╭─ DATA RECORDS
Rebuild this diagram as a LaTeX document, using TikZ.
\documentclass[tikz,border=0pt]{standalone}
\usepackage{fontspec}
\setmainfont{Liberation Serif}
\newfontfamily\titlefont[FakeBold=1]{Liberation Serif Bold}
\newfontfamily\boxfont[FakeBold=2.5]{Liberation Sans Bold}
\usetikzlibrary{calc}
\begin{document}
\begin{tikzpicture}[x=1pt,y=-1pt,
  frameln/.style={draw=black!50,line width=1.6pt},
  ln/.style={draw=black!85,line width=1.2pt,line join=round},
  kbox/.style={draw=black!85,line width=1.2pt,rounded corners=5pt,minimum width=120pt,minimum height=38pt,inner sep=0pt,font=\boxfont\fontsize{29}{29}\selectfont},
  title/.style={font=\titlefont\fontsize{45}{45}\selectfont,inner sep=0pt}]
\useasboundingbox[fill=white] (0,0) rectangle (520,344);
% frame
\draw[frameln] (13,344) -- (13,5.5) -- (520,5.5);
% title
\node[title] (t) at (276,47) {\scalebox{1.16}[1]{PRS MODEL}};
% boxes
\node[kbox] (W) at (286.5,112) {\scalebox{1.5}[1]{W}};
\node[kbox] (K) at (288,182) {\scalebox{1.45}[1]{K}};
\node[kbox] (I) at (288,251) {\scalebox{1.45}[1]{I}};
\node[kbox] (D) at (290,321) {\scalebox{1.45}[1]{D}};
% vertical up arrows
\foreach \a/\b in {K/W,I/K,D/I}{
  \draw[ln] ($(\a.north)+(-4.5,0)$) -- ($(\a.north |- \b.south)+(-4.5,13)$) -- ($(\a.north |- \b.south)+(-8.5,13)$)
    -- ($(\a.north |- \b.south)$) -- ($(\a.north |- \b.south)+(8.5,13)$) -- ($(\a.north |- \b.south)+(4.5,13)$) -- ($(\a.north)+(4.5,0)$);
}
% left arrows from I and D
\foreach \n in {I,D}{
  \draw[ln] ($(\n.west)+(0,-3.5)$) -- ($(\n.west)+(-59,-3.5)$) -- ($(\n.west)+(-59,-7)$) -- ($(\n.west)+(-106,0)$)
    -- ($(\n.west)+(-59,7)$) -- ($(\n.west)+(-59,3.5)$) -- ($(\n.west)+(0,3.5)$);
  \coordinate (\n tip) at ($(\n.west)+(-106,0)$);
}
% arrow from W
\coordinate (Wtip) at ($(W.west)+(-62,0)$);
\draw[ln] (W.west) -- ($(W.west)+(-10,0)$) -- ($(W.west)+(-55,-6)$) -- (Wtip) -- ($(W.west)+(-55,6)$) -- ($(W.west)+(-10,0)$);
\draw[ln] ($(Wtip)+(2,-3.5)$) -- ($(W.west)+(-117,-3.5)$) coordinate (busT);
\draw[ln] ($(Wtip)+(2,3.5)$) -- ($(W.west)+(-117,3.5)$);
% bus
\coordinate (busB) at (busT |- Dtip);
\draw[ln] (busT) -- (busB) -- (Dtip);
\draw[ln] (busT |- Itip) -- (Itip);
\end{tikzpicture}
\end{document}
╰─
╭─ DATA RECORDS
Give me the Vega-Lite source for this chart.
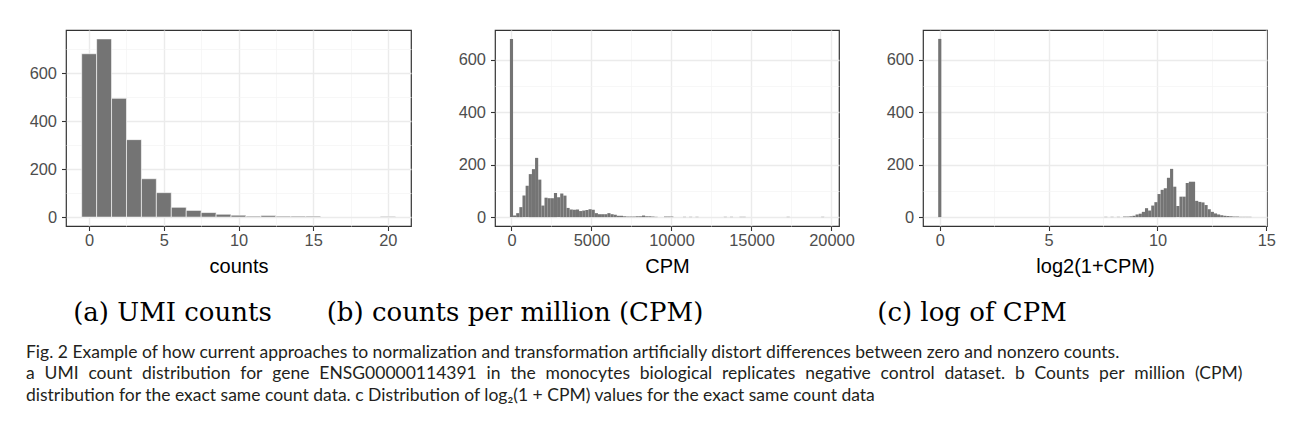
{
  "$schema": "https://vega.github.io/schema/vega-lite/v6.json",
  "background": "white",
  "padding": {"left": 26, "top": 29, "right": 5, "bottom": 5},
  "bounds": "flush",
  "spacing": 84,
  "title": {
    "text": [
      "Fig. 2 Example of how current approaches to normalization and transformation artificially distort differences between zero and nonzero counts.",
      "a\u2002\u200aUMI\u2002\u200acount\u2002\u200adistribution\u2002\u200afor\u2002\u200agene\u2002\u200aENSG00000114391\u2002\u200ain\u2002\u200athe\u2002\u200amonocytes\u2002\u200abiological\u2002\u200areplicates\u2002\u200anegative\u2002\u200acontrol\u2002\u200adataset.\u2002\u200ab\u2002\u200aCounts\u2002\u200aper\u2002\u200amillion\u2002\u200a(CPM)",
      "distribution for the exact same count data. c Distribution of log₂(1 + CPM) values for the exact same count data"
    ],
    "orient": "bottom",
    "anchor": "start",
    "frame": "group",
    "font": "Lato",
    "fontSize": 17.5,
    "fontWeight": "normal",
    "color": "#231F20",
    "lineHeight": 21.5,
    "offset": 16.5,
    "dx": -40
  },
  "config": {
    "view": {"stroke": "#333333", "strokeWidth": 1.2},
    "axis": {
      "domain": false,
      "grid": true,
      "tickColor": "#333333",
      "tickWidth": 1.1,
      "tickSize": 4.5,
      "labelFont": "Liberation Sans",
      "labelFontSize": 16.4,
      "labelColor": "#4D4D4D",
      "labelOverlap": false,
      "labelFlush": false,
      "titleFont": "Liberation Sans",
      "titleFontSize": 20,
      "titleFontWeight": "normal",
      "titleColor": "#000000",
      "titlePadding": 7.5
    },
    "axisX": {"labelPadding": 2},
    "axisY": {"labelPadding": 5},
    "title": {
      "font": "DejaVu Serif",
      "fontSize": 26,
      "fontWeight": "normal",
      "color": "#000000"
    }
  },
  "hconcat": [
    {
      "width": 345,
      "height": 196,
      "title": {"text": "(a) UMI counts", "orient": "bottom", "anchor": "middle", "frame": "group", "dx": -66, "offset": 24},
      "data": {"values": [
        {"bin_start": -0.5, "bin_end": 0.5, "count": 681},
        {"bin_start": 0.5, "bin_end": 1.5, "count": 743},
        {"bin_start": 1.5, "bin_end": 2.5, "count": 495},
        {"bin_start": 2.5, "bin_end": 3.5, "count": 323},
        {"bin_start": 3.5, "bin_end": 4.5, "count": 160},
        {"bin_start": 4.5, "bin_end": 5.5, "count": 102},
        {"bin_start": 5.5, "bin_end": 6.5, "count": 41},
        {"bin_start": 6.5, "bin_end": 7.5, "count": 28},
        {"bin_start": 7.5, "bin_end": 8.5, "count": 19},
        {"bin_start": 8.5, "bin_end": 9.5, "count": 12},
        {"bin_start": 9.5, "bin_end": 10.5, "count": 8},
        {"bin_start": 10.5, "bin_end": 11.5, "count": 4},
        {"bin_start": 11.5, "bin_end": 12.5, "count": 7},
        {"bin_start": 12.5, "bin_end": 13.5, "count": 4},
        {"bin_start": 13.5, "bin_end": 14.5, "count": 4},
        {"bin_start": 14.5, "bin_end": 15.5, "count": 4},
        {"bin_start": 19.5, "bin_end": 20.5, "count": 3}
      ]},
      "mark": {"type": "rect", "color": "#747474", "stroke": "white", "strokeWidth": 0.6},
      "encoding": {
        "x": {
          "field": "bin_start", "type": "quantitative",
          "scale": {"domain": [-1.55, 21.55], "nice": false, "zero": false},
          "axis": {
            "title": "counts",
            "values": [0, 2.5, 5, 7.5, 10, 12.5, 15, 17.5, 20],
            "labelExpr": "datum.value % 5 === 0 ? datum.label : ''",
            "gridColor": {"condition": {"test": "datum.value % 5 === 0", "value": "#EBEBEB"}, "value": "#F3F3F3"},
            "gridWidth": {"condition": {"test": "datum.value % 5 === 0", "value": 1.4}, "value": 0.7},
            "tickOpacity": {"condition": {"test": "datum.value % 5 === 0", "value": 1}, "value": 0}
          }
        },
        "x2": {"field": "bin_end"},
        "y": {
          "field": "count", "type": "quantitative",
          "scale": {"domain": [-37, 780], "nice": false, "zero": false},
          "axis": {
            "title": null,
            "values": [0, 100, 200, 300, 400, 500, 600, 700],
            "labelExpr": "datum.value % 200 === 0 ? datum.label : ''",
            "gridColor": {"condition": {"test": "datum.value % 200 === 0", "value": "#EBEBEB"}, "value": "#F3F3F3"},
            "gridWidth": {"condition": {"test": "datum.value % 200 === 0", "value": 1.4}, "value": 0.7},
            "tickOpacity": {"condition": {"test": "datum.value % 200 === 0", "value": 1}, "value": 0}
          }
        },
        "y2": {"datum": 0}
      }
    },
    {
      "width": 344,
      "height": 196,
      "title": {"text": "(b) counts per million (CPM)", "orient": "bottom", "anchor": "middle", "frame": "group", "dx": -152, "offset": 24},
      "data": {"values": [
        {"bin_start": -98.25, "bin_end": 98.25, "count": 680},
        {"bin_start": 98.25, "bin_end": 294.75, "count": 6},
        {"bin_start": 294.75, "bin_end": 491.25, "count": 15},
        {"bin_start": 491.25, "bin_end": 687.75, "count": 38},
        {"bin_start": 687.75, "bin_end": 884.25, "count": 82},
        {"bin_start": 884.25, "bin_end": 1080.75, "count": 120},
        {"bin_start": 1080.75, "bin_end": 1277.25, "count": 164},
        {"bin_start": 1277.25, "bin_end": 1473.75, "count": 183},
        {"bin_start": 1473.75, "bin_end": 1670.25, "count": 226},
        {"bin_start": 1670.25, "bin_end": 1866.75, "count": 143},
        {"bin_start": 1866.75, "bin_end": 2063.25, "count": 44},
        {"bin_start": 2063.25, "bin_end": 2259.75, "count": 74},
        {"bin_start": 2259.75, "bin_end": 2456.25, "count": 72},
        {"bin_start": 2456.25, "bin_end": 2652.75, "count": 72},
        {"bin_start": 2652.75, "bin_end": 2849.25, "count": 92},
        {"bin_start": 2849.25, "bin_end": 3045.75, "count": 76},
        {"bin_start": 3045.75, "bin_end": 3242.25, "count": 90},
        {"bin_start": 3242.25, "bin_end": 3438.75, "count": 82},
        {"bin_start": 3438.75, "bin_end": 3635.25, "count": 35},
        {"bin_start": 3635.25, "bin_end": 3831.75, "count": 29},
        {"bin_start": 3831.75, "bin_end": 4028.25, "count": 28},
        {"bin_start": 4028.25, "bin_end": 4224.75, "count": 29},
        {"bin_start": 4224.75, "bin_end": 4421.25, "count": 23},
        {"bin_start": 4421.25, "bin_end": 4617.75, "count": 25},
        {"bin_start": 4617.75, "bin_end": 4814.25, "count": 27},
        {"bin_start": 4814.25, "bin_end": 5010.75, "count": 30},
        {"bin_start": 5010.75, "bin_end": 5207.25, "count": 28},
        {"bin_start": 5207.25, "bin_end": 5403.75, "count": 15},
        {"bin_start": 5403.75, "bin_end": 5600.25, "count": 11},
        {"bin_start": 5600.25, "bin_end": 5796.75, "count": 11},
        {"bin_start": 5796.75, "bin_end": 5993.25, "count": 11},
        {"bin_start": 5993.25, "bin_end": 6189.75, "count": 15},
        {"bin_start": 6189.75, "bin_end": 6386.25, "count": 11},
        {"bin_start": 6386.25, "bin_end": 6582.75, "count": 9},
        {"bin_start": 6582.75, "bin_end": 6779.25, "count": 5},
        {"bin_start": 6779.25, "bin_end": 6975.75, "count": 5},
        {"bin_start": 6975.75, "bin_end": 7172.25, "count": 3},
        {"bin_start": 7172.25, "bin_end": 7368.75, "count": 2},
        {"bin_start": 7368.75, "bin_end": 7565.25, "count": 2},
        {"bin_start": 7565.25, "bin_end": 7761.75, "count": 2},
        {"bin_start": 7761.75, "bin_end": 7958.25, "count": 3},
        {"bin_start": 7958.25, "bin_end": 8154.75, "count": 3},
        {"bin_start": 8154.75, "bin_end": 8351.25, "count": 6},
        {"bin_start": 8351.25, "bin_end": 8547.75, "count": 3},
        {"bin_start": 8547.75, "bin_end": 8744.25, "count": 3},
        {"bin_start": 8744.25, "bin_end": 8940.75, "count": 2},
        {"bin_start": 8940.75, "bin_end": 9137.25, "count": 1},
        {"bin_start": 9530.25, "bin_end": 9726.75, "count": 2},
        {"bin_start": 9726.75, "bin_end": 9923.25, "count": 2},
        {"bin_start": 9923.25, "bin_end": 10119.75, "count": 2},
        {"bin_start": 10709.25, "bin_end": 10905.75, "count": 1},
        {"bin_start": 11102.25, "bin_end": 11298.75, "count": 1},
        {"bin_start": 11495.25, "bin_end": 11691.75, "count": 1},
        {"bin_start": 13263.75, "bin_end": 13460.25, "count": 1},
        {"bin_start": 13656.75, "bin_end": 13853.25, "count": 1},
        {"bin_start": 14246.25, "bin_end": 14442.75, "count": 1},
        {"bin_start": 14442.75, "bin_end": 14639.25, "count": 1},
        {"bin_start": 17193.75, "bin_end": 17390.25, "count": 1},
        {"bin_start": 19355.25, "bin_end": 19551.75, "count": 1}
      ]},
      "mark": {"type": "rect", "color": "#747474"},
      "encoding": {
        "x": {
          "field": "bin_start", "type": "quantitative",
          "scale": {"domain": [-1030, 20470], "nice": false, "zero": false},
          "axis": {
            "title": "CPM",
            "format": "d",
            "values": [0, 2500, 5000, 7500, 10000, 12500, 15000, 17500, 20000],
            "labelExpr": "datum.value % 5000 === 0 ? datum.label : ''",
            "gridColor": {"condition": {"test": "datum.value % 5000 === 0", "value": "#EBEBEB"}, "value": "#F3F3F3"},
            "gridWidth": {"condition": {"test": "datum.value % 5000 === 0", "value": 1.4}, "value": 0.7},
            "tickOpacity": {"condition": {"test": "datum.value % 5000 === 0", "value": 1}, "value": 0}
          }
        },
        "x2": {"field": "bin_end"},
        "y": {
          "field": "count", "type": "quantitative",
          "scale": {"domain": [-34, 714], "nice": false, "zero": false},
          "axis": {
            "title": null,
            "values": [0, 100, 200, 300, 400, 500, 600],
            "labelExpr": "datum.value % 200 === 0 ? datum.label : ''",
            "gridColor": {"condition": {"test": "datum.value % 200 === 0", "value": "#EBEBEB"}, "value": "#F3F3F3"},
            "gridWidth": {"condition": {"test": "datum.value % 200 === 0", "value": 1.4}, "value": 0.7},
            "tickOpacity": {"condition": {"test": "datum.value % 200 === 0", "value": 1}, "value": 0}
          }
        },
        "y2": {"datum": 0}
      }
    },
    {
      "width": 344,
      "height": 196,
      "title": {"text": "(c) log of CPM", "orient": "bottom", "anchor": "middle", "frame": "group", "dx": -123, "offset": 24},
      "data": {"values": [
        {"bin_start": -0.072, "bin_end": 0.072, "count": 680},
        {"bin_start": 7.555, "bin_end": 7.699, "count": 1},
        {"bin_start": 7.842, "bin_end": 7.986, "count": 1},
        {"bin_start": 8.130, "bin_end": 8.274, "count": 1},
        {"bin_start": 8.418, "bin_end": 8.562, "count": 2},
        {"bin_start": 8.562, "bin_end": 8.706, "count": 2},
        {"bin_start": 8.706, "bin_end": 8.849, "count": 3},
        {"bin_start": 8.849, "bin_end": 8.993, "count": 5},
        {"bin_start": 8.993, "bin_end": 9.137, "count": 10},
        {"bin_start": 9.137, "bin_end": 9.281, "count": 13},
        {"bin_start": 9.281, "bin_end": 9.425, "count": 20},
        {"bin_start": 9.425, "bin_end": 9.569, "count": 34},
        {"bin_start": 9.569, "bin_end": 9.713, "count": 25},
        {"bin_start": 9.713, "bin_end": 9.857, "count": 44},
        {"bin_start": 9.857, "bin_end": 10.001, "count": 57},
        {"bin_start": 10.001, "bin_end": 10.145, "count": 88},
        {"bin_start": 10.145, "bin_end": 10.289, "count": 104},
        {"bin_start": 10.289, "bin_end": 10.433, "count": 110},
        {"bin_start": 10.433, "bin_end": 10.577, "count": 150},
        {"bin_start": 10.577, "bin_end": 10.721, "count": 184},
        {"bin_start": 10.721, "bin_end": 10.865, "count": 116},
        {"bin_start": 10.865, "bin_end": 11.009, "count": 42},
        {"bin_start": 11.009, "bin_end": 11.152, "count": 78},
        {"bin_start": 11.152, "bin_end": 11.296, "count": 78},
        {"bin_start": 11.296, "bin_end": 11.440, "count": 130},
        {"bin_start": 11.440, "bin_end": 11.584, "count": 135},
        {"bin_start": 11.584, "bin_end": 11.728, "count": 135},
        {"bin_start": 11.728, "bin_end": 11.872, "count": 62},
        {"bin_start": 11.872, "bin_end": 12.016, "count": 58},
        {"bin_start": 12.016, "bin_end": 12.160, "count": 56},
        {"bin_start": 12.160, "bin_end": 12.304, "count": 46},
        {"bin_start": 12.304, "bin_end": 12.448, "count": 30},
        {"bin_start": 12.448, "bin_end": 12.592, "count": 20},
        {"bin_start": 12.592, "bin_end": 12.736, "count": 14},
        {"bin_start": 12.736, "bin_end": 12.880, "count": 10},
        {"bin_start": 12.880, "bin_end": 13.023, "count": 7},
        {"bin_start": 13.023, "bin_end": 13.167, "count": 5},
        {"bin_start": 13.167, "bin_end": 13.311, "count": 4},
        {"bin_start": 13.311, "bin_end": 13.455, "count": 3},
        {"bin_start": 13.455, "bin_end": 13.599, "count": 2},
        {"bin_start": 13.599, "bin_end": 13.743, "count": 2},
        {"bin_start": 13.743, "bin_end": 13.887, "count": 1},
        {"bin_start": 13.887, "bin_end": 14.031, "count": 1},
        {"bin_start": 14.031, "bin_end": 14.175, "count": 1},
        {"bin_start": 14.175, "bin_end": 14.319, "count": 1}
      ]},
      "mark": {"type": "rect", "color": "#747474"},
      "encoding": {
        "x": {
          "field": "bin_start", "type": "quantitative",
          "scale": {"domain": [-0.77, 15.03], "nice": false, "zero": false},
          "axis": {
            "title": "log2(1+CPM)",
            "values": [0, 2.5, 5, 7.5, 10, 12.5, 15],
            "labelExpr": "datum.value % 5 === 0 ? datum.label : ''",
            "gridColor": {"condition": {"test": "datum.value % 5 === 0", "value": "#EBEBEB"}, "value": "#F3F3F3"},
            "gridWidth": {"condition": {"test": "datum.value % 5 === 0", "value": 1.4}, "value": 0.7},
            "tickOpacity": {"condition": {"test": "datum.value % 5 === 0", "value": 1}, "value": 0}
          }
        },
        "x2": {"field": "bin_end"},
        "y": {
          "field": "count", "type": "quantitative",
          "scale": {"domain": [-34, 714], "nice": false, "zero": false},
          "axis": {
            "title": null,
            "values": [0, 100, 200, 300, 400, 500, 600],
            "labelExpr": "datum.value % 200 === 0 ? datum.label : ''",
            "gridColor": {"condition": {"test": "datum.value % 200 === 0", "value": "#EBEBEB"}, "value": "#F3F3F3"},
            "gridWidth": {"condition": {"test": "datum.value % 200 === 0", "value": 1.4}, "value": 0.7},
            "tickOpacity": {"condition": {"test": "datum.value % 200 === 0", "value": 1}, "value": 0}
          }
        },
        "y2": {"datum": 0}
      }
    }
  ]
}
╰─
# YOUR TASK
Collect each line containing the string "this".

# RESPONSE TO THE TASK
Rebuild this diagram as a LaTeX document, using TikZ.
Give me the Vega-Lite source for this chart.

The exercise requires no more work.